_YOUR TASK:_
Exact reproduction is required for the lines bounded by the one containing "Give me the Bokeh source for this chart." and the one containing "bar_h = 0.28", both bounds included. Print them without any pictures.

_AVAILABLE DATA:_
====

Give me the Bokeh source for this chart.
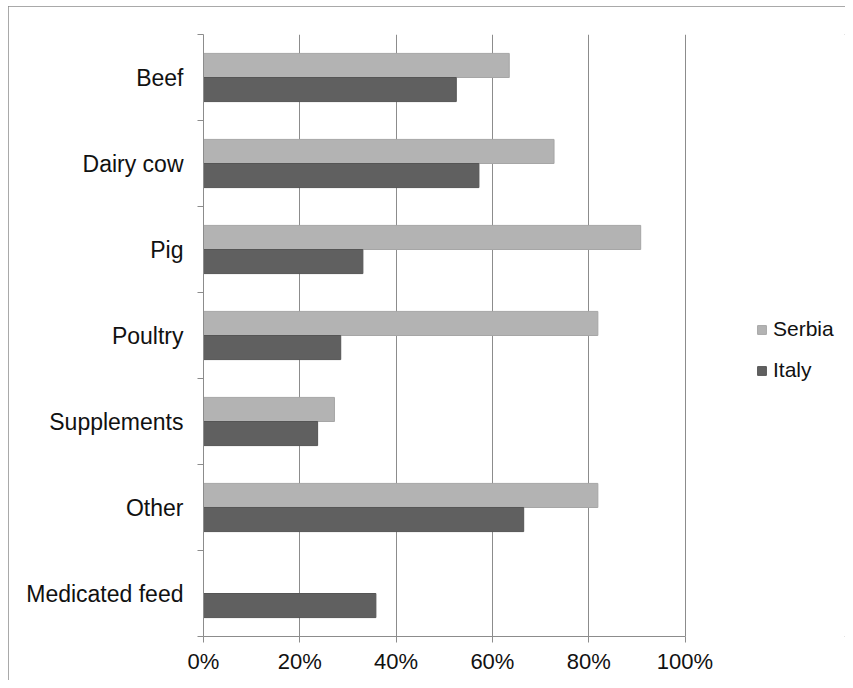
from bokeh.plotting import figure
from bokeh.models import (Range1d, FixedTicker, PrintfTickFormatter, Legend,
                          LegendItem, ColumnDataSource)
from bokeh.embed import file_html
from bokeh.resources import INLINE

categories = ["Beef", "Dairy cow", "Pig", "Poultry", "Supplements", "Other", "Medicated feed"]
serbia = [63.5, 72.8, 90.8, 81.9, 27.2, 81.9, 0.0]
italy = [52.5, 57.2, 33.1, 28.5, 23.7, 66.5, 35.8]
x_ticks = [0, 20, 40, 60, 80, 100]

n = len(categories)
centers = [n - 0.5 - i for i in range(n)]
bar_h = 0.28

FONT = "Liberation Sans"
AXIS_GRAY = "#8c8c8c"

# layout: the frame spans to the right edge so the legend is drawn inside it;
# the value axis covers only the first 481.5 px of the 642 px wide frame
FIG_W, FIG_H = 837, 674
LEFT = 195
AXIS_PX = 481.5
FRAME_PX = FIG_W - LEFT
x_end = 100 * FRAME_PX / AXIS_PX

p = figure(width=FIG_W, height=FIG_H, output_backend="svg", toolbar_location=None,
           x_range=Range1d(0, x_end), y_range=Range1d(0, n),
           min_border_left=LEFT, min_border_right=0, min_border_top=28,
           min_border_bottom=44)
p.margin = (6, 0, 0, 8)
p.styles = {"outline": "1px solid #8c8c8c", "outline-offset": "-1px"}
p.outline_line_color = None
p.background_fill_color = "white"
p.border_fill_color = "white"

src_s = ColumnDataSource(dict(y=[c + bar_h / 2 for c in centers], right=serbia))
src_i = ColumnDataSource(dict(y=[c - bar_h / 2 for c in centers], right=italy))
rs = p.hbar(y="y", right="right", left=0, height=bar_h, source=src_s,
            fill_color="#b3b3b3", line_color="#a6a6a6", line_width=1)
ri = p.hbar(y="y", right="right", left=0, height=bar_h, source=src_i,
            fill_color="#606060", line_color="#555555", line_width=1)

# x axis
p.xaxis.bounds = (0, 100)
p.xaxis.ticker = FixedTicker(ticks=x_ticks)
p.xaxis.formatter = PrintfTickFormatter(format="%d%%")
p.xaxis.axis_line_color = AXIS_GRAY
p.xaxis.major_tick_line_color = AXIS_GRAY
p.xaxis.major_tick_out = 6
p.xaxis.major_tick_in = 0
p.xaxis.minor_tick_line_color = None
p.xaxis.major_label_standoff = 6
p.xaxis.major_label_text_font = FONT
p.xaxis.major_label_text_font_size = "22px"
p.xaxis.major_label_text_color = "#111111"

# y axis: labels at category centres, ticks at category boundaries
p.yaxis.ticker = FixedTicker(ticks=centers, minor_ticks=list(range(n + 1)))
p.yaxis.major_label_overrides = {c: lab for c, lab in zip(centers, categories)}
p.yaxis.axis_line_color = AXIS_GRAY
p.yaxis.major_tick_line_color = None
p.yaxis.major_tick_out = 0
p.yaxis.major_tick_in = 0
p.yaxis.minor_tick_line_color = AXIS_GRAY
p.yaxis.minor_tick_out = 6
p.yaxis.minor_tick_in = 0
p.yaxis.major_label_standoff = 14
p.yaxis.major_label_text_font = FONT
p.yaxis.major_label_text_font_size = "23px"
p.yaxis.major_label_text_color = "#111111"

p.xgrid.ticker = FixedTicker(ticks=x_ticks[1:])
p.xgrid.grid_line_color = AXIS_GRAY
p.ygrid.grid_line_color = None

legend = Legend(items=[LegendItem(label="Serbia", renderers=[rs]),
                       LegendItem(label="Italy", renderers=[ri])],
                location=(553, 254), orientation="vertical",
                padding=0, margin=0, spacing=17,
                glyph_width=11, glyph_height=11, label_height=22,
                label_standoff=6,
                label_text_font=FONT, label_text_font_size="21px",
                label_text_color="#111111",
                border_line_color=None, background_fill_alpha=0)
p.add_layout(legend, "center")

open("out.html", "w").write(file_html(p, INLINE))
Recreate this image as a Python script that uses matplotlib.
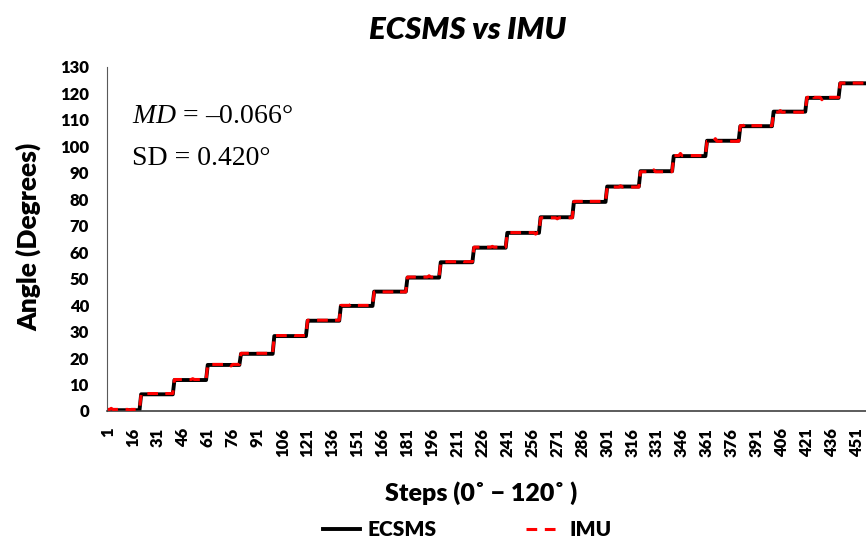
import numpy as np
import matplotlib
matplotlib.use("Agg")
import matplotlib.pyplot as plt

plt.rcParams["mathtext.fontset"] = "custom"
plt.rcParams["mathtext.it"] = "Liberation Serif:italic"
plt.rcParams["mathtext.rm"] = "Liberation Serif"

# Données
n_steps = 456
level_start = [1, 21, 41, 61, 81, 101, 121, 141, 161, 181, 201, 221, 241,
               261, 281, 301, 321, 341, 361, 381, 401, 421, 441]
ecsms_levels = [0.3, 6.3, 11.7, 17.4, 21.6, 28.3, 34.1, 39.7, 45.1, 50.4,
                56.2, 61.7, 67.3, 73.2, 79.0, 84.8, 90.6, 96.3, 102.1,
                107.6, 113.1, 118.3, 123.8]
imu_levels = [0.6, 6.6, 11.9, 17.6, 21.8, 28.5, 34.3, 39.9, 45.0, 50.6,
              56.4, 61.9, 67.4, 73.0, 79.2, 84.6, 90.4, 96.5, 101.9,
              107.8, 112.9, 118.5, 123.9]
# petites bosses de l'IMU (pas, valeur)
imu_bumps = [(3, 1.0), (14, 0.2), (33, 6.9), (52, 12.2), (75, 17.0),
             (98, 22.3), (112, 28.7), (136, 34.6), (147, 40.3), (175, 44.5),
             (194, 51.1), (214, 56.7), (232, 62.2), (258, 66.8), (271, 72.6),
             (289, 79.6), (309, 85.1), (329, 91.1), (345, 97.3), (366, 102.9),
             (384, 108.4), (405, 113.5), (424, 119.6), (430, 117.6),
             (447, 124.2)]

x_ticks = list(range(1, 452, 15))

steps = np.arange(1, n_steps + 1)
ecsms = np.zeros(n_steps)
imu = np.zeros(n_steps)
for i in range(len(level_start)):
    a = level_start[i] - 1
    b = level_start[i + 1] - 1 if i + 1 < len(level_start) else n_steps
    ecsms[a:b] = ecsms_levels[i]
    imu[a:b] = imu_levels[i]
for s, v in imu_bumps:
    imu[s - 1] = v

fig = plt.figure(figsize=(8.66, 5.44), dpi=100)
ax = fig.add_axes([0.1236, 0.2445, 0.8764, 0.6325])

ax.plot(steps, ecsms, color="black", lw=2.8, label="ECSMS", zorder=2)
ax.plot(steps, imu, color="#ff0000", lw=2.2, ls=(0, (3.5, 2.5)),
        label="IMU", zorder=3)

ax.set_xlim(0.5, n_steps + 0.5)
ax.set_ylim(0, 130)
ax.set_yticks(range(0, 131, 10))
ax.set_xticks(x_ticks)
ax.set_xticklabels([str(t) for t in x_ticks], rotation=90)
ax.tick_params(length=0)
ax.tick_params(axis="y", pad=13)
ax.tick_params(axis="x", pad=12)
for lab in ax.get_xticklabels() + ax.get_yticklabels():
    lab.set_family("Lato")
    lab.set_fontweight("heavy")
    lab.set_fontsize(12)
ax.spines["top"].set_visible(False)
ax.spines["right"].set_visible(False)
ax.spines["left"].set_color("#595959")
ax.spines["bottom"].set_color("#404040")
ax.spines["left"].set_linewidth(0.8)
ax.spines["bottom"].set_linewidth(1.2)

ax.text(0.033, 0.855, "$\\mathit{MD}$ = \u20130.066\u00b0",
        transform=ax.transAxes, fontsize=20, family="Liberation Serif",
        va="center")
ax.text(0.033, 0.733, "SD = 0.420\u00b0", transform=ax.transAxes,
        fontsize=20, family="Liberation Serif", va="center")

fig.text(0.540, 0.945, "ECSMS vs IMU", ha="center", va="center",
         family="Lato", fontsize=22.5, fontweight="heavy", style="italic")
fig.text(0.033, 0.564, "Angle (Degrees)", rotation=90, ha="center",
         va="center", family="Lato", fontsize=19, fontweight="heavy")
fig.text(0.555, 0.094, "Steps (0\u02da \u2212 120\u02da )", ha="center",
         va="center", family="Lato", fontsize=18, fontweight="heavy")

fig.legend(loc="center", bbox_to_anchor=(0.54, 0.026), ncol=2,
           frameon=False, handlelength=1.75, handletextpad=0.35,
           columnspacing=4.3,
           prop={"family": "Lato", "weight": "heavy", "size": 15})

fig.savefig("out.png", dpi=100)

====

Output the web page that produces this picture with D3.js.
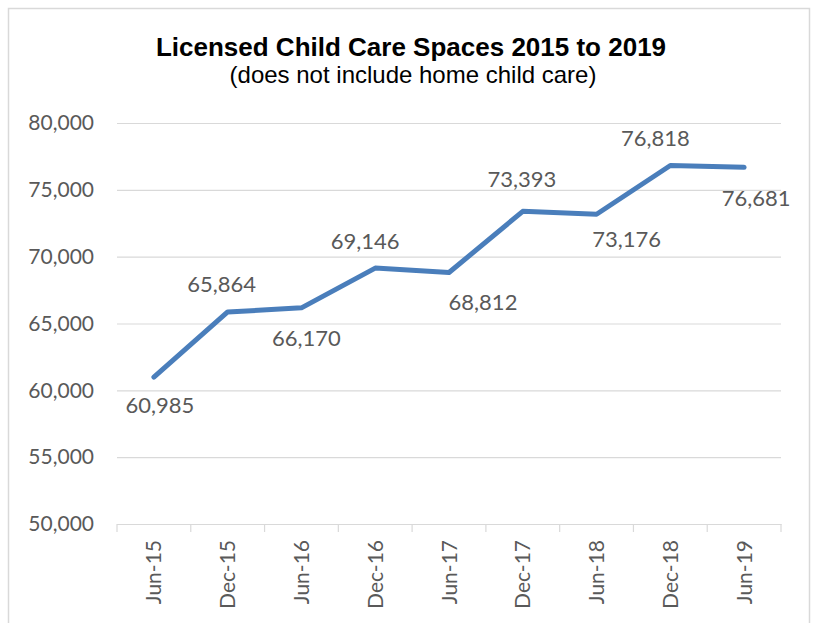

====

_THE REPLY:_
Give me the Bokeh source for this chart.
from bokeh.plotting import figure
from bokeh.models import (Range1d, FixedTicker, PrintfTickFormatter, Legend,
                          LegendItem, ColumnDataSource)
from bokeh.embed import file_html
from bokeh.resources import INLINE

categories = ["Beef", "Dairy cow", "Pig", "Poultry", "Supplements", "Other", "Medicated feed"]
serbia = [63.5, 72.8, 90.8, 81.9, 27.2, 81.9, 0.0]
italy = [52.5, 57.2, 33.1, 28.5, 23.7, 66.5, 35.8]
x_ticks = [0, 20, 40, 60, 80, 100]

n = len(categories)
centers = [n - 0.5 - i for i in range(n)]
bar_h = 0.28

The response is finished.